In November, company CEO Michael Barron hosted a conference call, during which he announced the inaugural train would run on New Year’s Eve. However, the annual report filed Monday with the Securities and Exchange Commission pushed the possible start in late 2014, “subject to obtaining the needed funding.”
Barron has given other start dates for what he calls the X Train that have come and gone since he started promoting the concept in 2009. A company spokeswoman did not return calls seeking comment.
Also in the conference call, Barron announced that the company had retained the Wall Street firm Dahlman Rose & Co. to raise the tens of millions of dollars needed to get the line between Las Vegas and Los Angeles running . A spokeswoman for Cowen Securities, which has taken over Dahlman Rose, declined to comment on whether Las Vegas Railway is still a client.
Recent securities sales to keep the company going were handled by a different firm.
Nevertheless, Las Vegas Railway said it has identified several corridors across the country where it would attach as many as eight luxury cars to existing Amtrak trains, starting with Houston to New Orleans later this year. Amtrak did not respond to question about whether such a deal was in place.
Also, the 2012 annual report included a rendering, reproduced by the company in other forums, of a Las Vegas station attached to the Plaza downtown.
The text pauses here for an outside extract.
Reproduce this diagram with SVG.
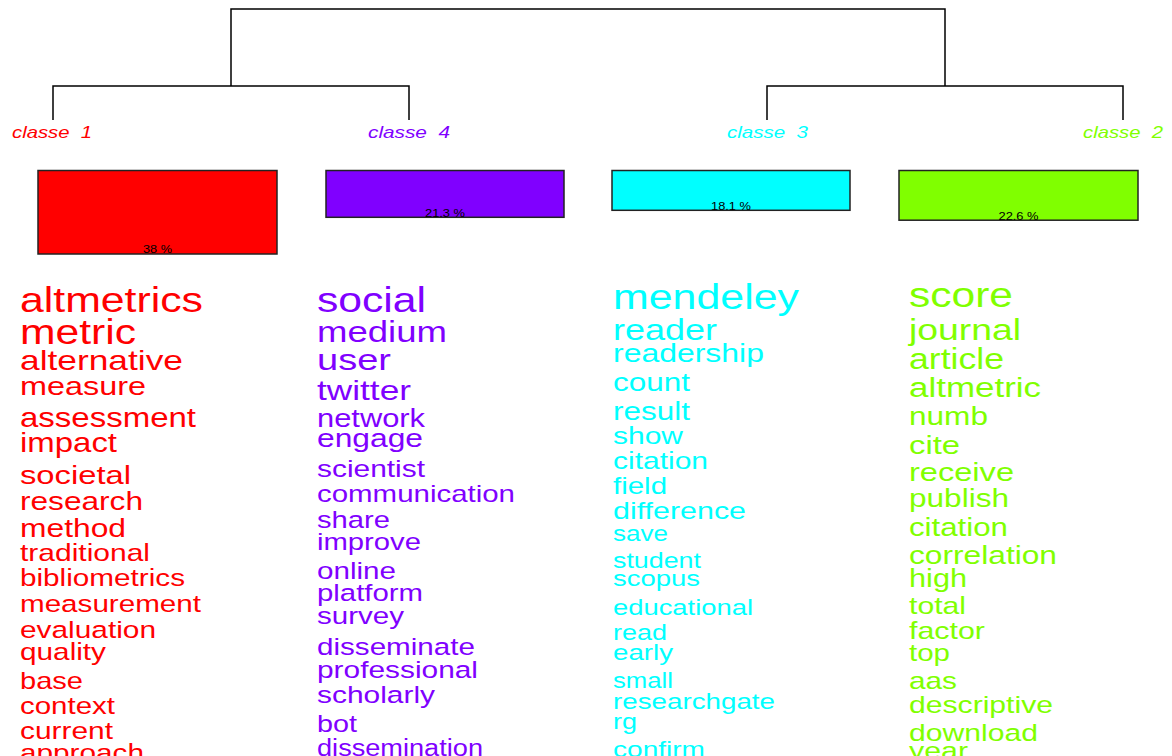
<svg xmlns="http://www.w3.org/2000/svg" width="1172" height="756" viewBox="0 0 1172 756">
<style>
text{font-family:"Liberation Sans",Arial,sans-serif;}
.lbl{font-style:italic;font-size:17px;white-space:pre;}
.pct{font-size:11px;fill:#000;text-anchor:middle;}
.box{stroke:#222;stroke-width:1.5;}
.c1{fill:#FF0000;}
.c2{fill:#80FF00;}
.c3{fill:#00FFFF;}
.c4{fill:#8000FF;}
.edge{fill:none;stroke:#000;stroke-width:1.5;}
</style>
<rect width="1172" height="756" fill="#fff"/>
<g id="connectors">
<path class="edge" d="M231,86 V9 H945 V86"/>
<path class="edge" d="M53,120 V86 H409 V120"/>
<path class="edge" d="M767,120 V86 H1123 V120"/>
</g>
<g id="classe1">
<text class="lbl c1" x="12" y="138" xml:space="preserve" textLength="80" lengthAdjust="spacingAndGlyphs">classe  1</text>
<rect class="box c1" x="38" y="170.5" width="239" height="83.5"/>
<text class="pct" x="157.5" y="253" textLength="29" lengthAdjust="spacingAndGlyphs">38 %</text>
<g class="c1">
<text x="20" y="311.5" font-size="34.6" textLength="183" lengthAdjust="spacingAndGlyphs">altmetrics</text>
<text x="20" y="344" font-size="34.6" textLength="116" lengthAdjust="spacingAndGlyphs">metric</text>
<text x="20" y="369.5" font-size="27.8" textLength="163" lengthAdjust="spacingAndGlyphs">alternative</text>
<text x="20" y="395" font-size="26.4" textLength="126" lengthAdjust="spacingAndGlyphs">measure</text>
<text x="20" y="426.5" font-size="26.9" textLength="176" lengthAdjust="spacingAndGlyphs">assessment</text>
<text x="20" y="451.5" font-size="26.9" textLength="97" lengthAdjust="spacingAndGlyphs">impact</text>
<text x="20" y="483.5" font-size="26.4" textLength="111" lengthAdjust="spacingAndGlyphs">societal</text>
<text x="20" y="510" font-size="25.7" textLength="123" lengthAdjust="spacingAndGlyphs">research</text>
<text x="20" y="536.5" font-size="25.7" textLength="106" lengthAdjust="spacingAndGlyphs">method</text>
<text x="20" y="561" font-size="24.4" textLength="130" lengthAdjust="spacingAndGlyphs">traditional</text>
<text x="20" y="586" font-size="24.2" textLength="165" lengthAdjust="spacingAndGlyphs">bibliometrics</text>
<text x="20" y="611.5" font-size="24.1" textLength="181" lengthAdjust="spacingAndGlyphs">measurement</text>
<text x="20" y="637.5" font-size="24.3" textLength="136" lengthAdjust="spacingAndGlyphs">evaluation</text>
<text x="20" y="660" font-size="24.2" textLength="86" lengthAdjust="spacingAndGlyphs">quality</text>
<text x="20" y="688.5" font-size="23.6" textLength="63" lengthAdjust="spacingAndGlyphs">base</text>
<text x="20" y="713.5" font-size="24" textLength="95" lengthAdjust="spacingAndGlyphs">context</text>
<text x="20" y="738.5" font-size="24.3" textLength="93" lengthAdjust="spacingAndGlyphs">current</text>
<text x="20" y="761" font-size="24.2" textLength="124" lengthAdjust="spacingAndGlyphs">approach</text>
</g>
</g>
<g id="classe4">
<text class="lbl c4" x="368" y="138" xml:space="preserve" textLength="82" lengthAdjust="spacingAndGlyphs">classe  4</text>
<rect class="box c4" x="326" y="170.5" width="238" height="46.8"/>
<text class="pct" x="445" y="217" textLength="40" lengthAdjust="spacingAndGlyphs">21.3 %</text>
<g class="c4">
<text x="317" y="311.5" font-size="34.6" textLength="109" lengthAdjust="spacingAndGlyphs">social</text>
<text x="317" y="341.5" font-size="29.8" textLength="130" lengthAdjust="spacingAndGlyphs">medium</text>
<text x="317" y="369.5" font-size="29.8" textLength="74" lengthAdjust="spacingAndGlyphs">user</text>
<text x="317" y="399.5" font-size="28.3" textLength="94" lengthAdjust="spacingAndGlyphs">twitter</text>
<text x="317" y="426.5" font-size="25.4" textLength="108" lengthAdjust="spacingAndGlyphs">network</text>
<text x="317" y="446.5" font-size="25.4" textLength="106" lengthAdjust="spacingAndGlyphs">engage</text>
<text x="317" y="476.5" font-size="24.3" textLength="108" lengthAdjust="spacingAndGlyphs">scientist</text>
<text x="317" y="501.5" font-size="24" textLength="198" lengthAdjust="spacingAndGlyphs">communication</text>
<text x="317" y="527.5" font-size="23.7" textLength="73" lengthAdjust="spacingAndGlyphs">share</text>
<text x="317" y="549.5" font-size="23.8" textLength="104" lengthAdjust="spacingAndGlyphs">improve</text>
<text x="317" y="578.5" font-size="24.1" textLength="79" lengthAdjust="spacingAndGlyphs">online</text>
<text x="317" y="601" font-size="23.9" textLength="106" lengthAdjust="spacingAndGlyphs">platform</text>
<text x="317" y="623.5" font-size="24" textLength="87" lengthAdjust="spacingAndGlyphs">survey</text>
<text x="317" y="655" font-size="24.1" textLength="158" lengthAdjust="spacingAndGlyphs">disseminate</text>
<text x="317" y="677.5" font-size="24.3" textLength="161" lengthAdjust="spacingAndGlyphs">professional</text>
<text x="317" y="702.5" font-size="24.3" textLength="118" lengthAdjust="spacingAndGlyphs">scholarly</text>
<text x="317" y="731.5" font-size="23.4" textLength="40" lengthAdjust="spacingAndGlyphs">bot</text>
<text x="317" y="756" font-size="23" textLength="166" lengthAdjust="spacingAndGlyphs">dissemination</text>
</g>
</g>
<g id="classe3">
<text class="lbl c3" x="727" y="138" xml:space="preserve" textLength="81" lengthAdjust="spacingAndGlyphs">classe  3</text>
<rect class="box c3" x="612" y="170.5" width="238" height="39.8"/>
<text class="pct" x="731" y="210" textLength="40" lengthAdjust="spacingAndGlyphs">18.1 %</text>
<g class="c3">
<text x="613" y="308.5" font-size="34.6" textLength="186" lengthAdjust="spacingAndGlyphs">mendeley</text>
<text x="613" y="340" font-size="29.3" textLength="104" lengthAdjust="spacingAndGlyphs">reader</text>
<text x="613" y="361.5" font-size="25.9" textLength="151" lengthAdjust="spacingAndGlyphs">readership</text>
<text x="613" y="391" font-size="25.6" textLength="77" lengthAdjust="spacingAndGlyphs">count</text>
<text x="613" y="419.5" font-size="25.6" textLength="77" lengthAdjust="spacingAndGlyphs">result</text>
<text x="613" y="443.5" font-size="24.4" textLength="70" lengthAdjust="spacingAndGlyphs">show</text>
<text x="613" y="468.5" font-size="24.4" textLength="95" lengthAdjust="spacingAndGlyphs">citation</text>
<text x="613" y="493.5" font-size="24" textLength="54" lengthAdjust="spacingAndGlyphs">field</text>
<text x="613" y="519" font-size="24.5" textLength="133" lengthAdjust="spacingAndGlyphs">difference</text>
<text x="613" y="541" font-size="21.6" textLength="55" lengthAdjust="spacingAndGlyphs">save</text>
<text x="613" y="567.5" font-size="21.9" textLength="88" lengthAdjust="spacingAndGlyphs">student</text>
<text x="613" y="586" font-size="22.3" textLength="87" lengthAdjust="spacingAndGlyphs">scopus</text>
<text x="613" y="615" font-size="22.3" textLength="140" lengthAdjust="spacingAndGlyphs">educational</text>
<text x="613" y="639.5" font-size="22" textLength="54" lengthAdjust="spacingAndGlyphs">read</text>
<text x="613" y="660" font-size="22.4" textLength="60" lengthAdjust="spacingAndGlyphs">early</text>
<text x="613" y="687.5" font-size="21.6" textLength="60" lengthAdjust="spacingAndGlyphs">small</text>
<text x="613" y="708.5" font-size="22.5" textLength="162" lengthAdjust="spacingAndGlyphs">researchgate</text>
<text x="613" y="728.5" font-size="22.1" textLength="24" lengthAdjust="spacingAndGlyphs">rg</text>
<text x="613" y="757" font-size="22.8" textLength="92" lengthAdjust="spacingAndGlyphs">confirm</text>
</g>
</g>
<g id="classe2">
<text class="lbl c2" x="1083" y="138" xml:space="preserve" textLength="80" lengthAdjust="spacingAndGlyphs">classe  2</text>
<rect class="box c2" x="899" y="170.5" width="239" height="49.7"/>
<text class="pct" x="1018.5" y="220" textLength="40" lengthAdjust="spacingAndGlyphs">22.6 %</text>
<g class="c2">
<text x="909" y="307" font-size="34.6" textLength="104" lengthAdjust="spacingAndGlyphs">score</text>
<text x="909" y="339.5" font-size="30.2" textLength="112" lengthAdjust="spacingAndGlyphs">journal</text>
<text x="909" y="368.5" font-size="28.8" textLength="95" lengthAdjust="spacingAndGlyphs">article</text>
<text x="909" y="396.5" font-size="28.4" textLength="132" lengthAdjust="spacingAndGlyphs">altmetric</text>
<text x="909" y="425" font-size="25.7" textLength="79" lengthAdjust="spacingAndGlyphs">numb</text>
<text x="909" y="453.5" font-size="26.4" textLength="51" lengthAdjust="spacingAndGlyphs">cite</text>
<text x="909" y="481" font-size="26.4" textLength="105" lengthAdjust="spacingAndGlyphs">receive</text>
<text x="909" y="506.5" font-size="25.7" textLength="100" lengthAdjust="spacingAndGlyphs">publish</text>
<text x="909" y="536" font-size="25.4" textLength="99" lengthAdjust="spacingAndGlyphs">citation</text>
<text x="909" y="563.5" font-size="25.8" textLength="148" lengthAdjust="spacingAndGlyphs">correlation</text>
<text x="909" y="586.5" font-size="25" textLength="58" lengthAdjust="spacingAndGlyphs">high</text>
<text x="909" y="613.5" font-size="24.6" textLength="57" lengthAdjust="spacingAndGlyphs">total</text>
<text x="909" y="639" font-size="24.8" textLength="76" lengthAdjust="spacingAndGlyphs">factor</text>
<text x="909" y="661" font-size="24" textLength="41" lengthAdjust="spacingAndGlyphs">top</text>
<text x="909" y="688.5" font-size="24.2" textLength="48" lengthAdjust="spacingAndGlyphs">aas</text>
<text x="909" y="712.5" font-size="24.5" textLength="144" lengthAdjust="spacingAndGlyphs">descriptive</text>
<text x="909" y="741" font-size="24.5" textLength="129" lengthAdjust="spacingAndGlyphs">download</text>
<text x="909" y="759" font-size="24.7" textLength="59" lengthAdjust="spacingAndGlyphs">year</text>
</g>
</g>
</svg>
Now, all mention of that has disappeared in favor of a site in North Las Vegas, overshooting the Strip by 10 miles, where the company said it has an agreement to enter into a lease with the owner but not a lease itself.
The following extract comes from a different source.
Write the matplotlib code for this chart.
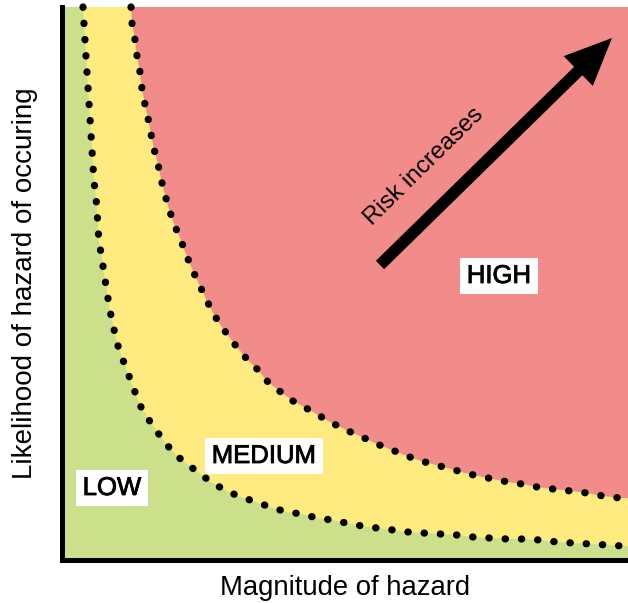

Other sections of the annual report reveal:
■ The price for starting service has changed again and is now set at $80 million. A year ago, the company placed it at $35 million, but revised it to $150 million in the third quarter report. The changes weren’t explained.
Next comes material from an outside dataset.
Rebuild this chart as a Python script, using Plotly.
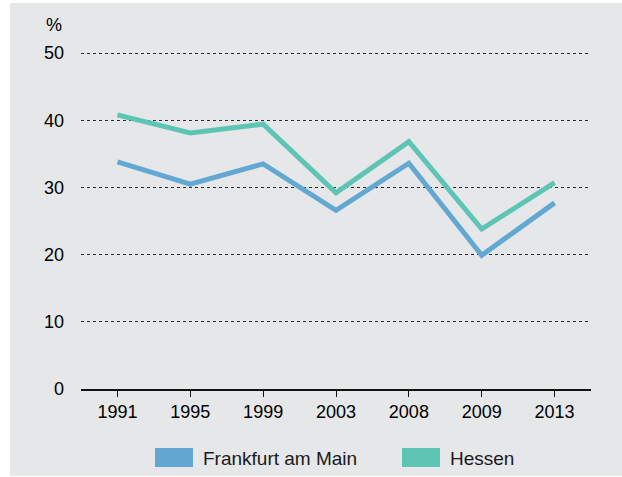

■ The status of a deal to use Union Pacific tracks from Las Vegas to Daggett, Calif., was unclear. The company said it has paid a $600,000 deposit with Union Pacific that it would lose if it did not post another $27.4 million letter of credit by March 31. Union Pacific set a price of $56 million to cover all the trackage rights fees and improvements needed to run freight and passenger trains on the same line.
The annual report and other company releases didn’t say whether the terms were met or whether the agreement was canceled by missing the deadline.
■ There is still no trackage agreement with Burlington Northern Santa Fe for the route’s second half, from Daggett to the Los Angeles suburb of Fullerton or for Amtrak to operate the trains as previously announced.
■ No location or price is given for the 16 railcars the company said it has purchased from Transportation Management Services, a company owned by board member John Marino. The report noted that the company does not have enough money to renovate them into the luxury cars that form the heart of the X Train concept, which calls for passengers to pay $99 one way for a seat, food, drink and a Las Vegas club atmosphere.
The company posted a $6.8 million loss and no revenues for the year ended March 31. This brings the cumulative loss, both pushing the X Train and a previous focus on real estate finance, to $18.6 million.
On June 11, a special shareholders meeting approved a reverse 20-for-1 stock split to reduce the massive dilution caused by issuing shares to cover the ones sold to raise operating capital. In three years, the share count had ballooned nearly 1,100 percent to 159.1 million in April.
Shares closed Friday unchanged at 8 cents on trading volume of about 73,000 shares on the Over-The-Counter Bulletin Board.